Juon: The Grudge (2002) Movie Review
Written By: YN
Edited By: Grave Reviews Staff
Director: Takashi Shimizu
Producers: Taka Ichise
Writers: Takashi Shimizu
Date Released: October 18, 2002
Megumi Okina as Rika Nishina
Misa Uehara as Izumi Toyama
Tomomi Kobayashi as Young Izumi
Misaki Ito as Hitomi Tokunaga
Yui Ichikawa as Chiharu
Takako Fuji as Kayako Saeki
Yuya Ozeki as Toshio Saeki
Takashi Matsuyama as Takeo Saeki
Yōji Tanaka as Yûji Tôyama
Kanji Tsuda as Katsuya Tokunaga
Shuri Matsuda as Kazumi Tokunaga
Kayoko Shibata as Mariko Uki
Hirokazu Inoue as Detective Kenichi Nakagawa
Daisuke Honda as Detective Daisuke Igarashi
Rating = 4/5 Graves
***May contain some spoilers***
Nika Nishina is sent by her boss to take care of an old woman living alone in a house. There, she witnesses strange things including the death of the old woman, who is killed by a peculiar shadow of another lady. However, Rika faints before she can fully see the mysterious figure’s face. Upon waking, she learns of the malevolent spirits of a mother and her son who haunt anyone who enters the house. As the mother-son duo begins to claim more and more lives, Rika’s turn is soon to be next.
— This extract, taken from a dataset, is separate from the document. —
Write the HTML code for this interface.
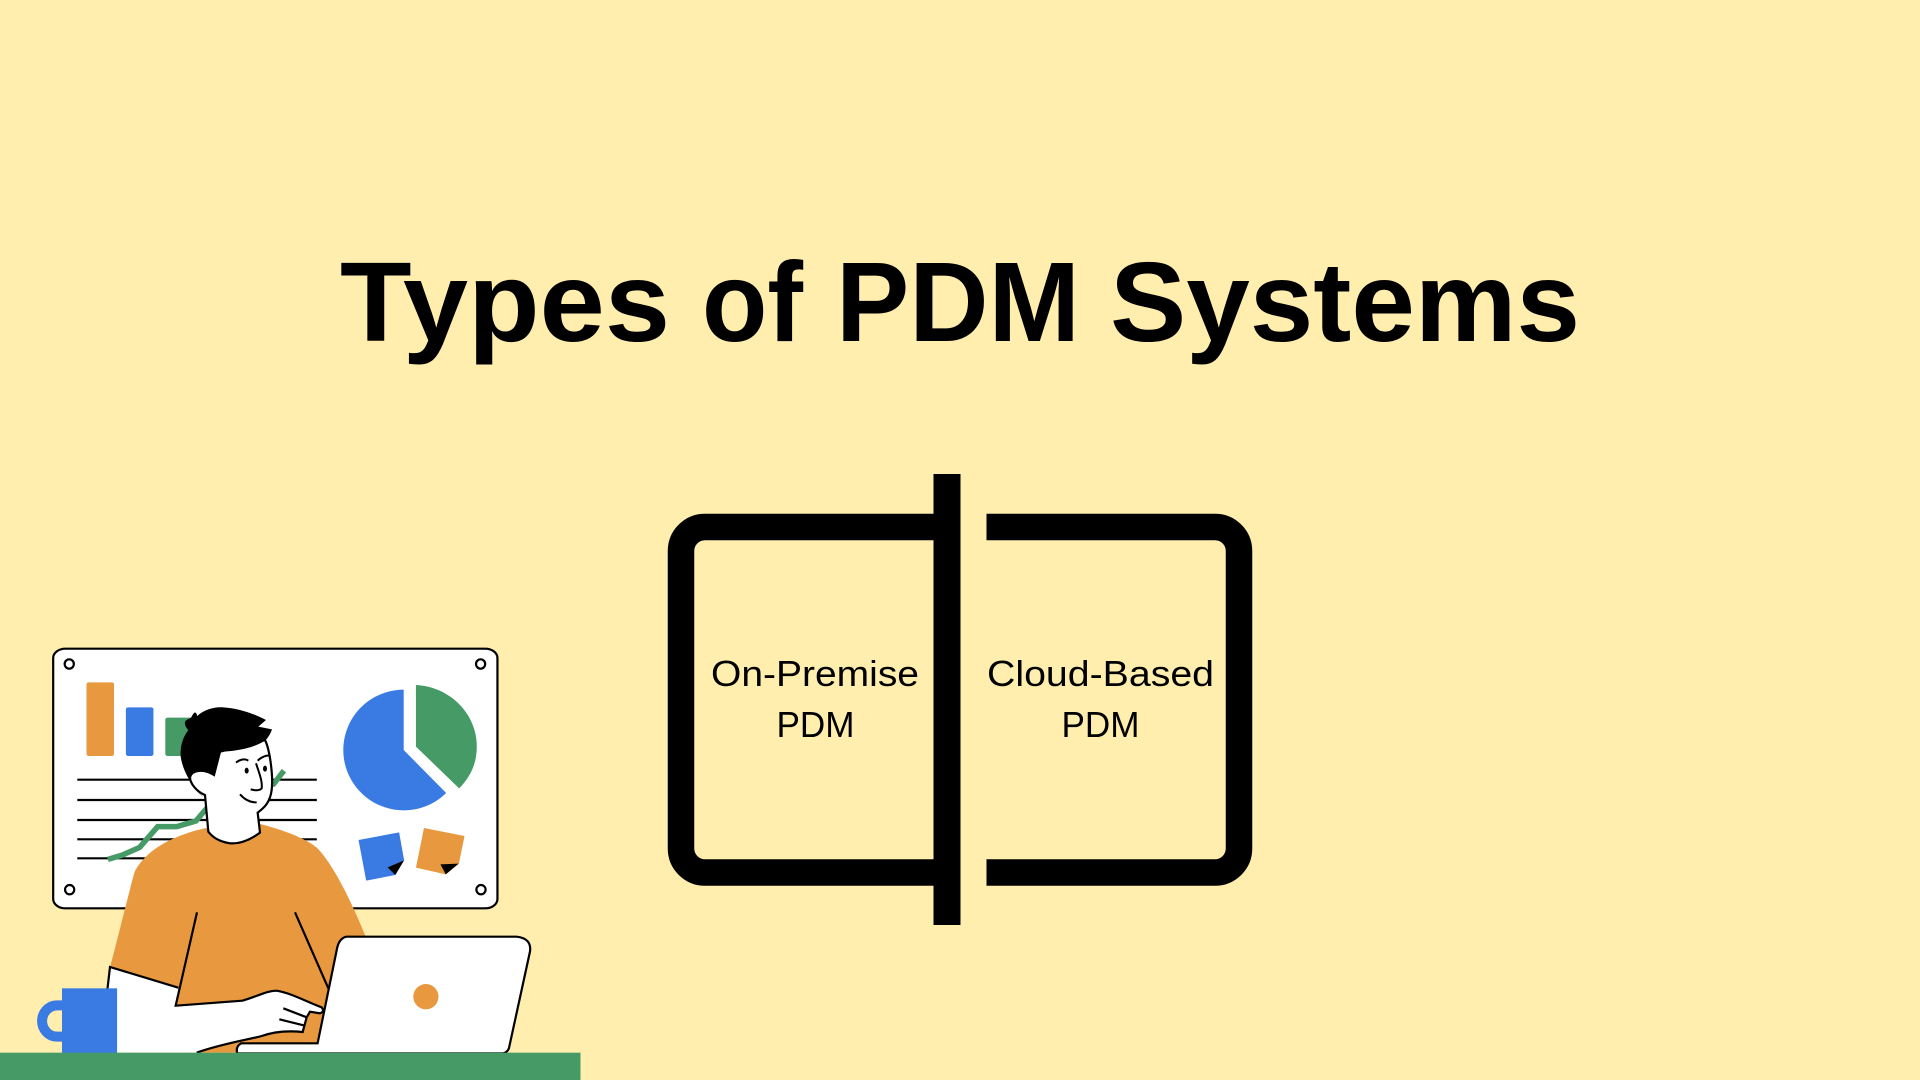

The film begins with a gruesome scene, playing out in a surreal-like sequence. The stark redness of the blood stands out from the glaring lights. The sound jars, an incessant annoying background, as you witness the murder of the mother and son by the father. Then, everything goes dark. The main plot begins. The first scene will remain the most violent and bloodiest one throughout the film. In fact, it’s the only one. The rest is full of tension-buildup, jumpscares, and bone-chilling ghost sightings.
The Grave Review
There is a reason why Juon: The Grudge (2002) has received such worldwide fame. The movie’s ghosts have been featured in remakes, parodies, sequels, and an upcoming series. In fact, the whole film is iconic in a sense that the ghosts’ appearances are unforgettable; the background music and sound are unique; its jumpscares scenes are memorable; and the backstory of the spirits is intriguing. Nonetheless, the film has its own downside, and it all points to the disjointed narration, nebulous plotline, and abrupt character changes.
From start to finish, the movie does not let up with the tension-build up. It starts with the terrifying and bloody opening sequence of the death of the mother and son, and it just never seems to stop. There is an air of unease because their spirits are always there, barely hiding in the shadows, in the closet, behind doors, at the other side of the windows, under the blanket, and anywhere else. These are the ghosts that don’t want to be ignored. This is even made more effective by their completely white skin and dark, abyss-like eyes. Even at the periphery of your vision, you can just see them staring back at you accusingly.
These scenes are often accompanied by these rattling, croaking sound that is often made by a person at the precipice of dying. Often, when the ghosts are about to appear, all other sounds in the movie quiets down and only the death rattle can be heard. The chilling silence and the magnified sound of someone coming closer and closer to the victim almost makes it feel like the whole world and you are holding their breath for that terrifying moment. And when it does come, the music rises into a crescendo like a sucker punch to your chest.
And of course, the most terrifying are the ghosts’ appearance. While there’s nothing fancy or over the top about them, their completely white faces and black, wide eyes would forever be ingrained on your retinas. In fact, Takako Fuji, the actress that plays the ghost mom, does it so terrifyingly without even uttering a word. Her eyes do all the scaring and haunting. They alone will force you to look away or cover your own eyes.
What the film lacks, however, is a smooth flowing narrative. The abrupt changes and sudden addition of characters after characters after characters can get confusing at times. The film never tries to explain anything to the viewers, so it’s up to you how you can connect one story to another. It almost feels like a connected anthology within a movie, except this one doesn’t give much time in introducing who these characters are. You are simply thrown into the middle of things where these people are being haunted and killed by the ghosts. Towards the end, you feel no attachments to them or whatsoever, and nothing feels resolved.
Juon: The Grudge (2002) is an iconic and memorable film. Its scare factor and ghosts definitely deserve to be among the classics. The overall creepy vibe will stick with you for quite some time—maybe even a few years down the line. This is the type of movie that has one aim and one aim alone. And that is to scare you. True to its words, it does exactly that.
With these reasons, Grave Reviews gives Juon: The Grudge (2002) four graves out of five graves.